Gomez also dropped two more names into the mix; Tureano Johnson and Jason Quigley, both of whom are promoted by Golden Boy and should be nowhere near the list of potential Canelo opponents. I feel like they’re taking a leaf from Floyd Mayweather’s book and name-dropping completely undeserving opponents so that fans will be slightly more appreciative when it’s confirmed Canelo will instead face a simply mildly deserving one. ‘Oh, Canelo’s facing David Lemieux.
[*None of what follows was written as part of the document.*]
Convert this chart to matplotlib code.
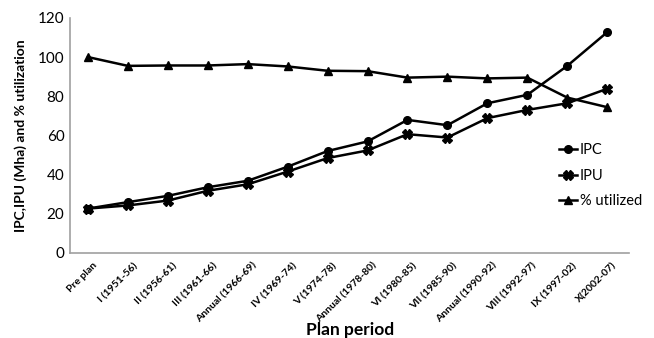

Well hey, at least it’s not Tureano Johnson.’
Interestingly, Gomez also said that Canelo is yet to even decide if he’ll fight in September.
Dillian Whyte announced on social media that he’s parted ways with Mark Tibbs, just a few weeks before his August 22 clash with Alexander Povetkin.
It came as a surprise given that Tibbs has helped Whyte become the WBC heavyweight mandatory challenger in recent years.
Speaking to Boxing Scene, Tibbs explained that while the split was amicable, he was disappointed by the lack of communication.
“I never heard nothing [sic] until a couple of days ago when Neil Sibley, Dillian’s lawyer, contacted me and said, ‘Dillian’s not going to use your services’,” he said.
“I feel pretty upset about the lack of communication from Dillian and I feel very upset that over a month ago I sent him an email saying ‘I should be in camp because the date’s official, let’s get rolling’ and then a couple of days ago I got a letter from his lawyer… saying Dillian no longer wants contact or my services.”
It’s never nice to see a fighter and trainer split, though the main reason for this seems to be that Whyte will be training in Portugal, where Tibbs cannot commit to being for several weeks on end, as he has his own family as well as a burgeoning new gym in the UK.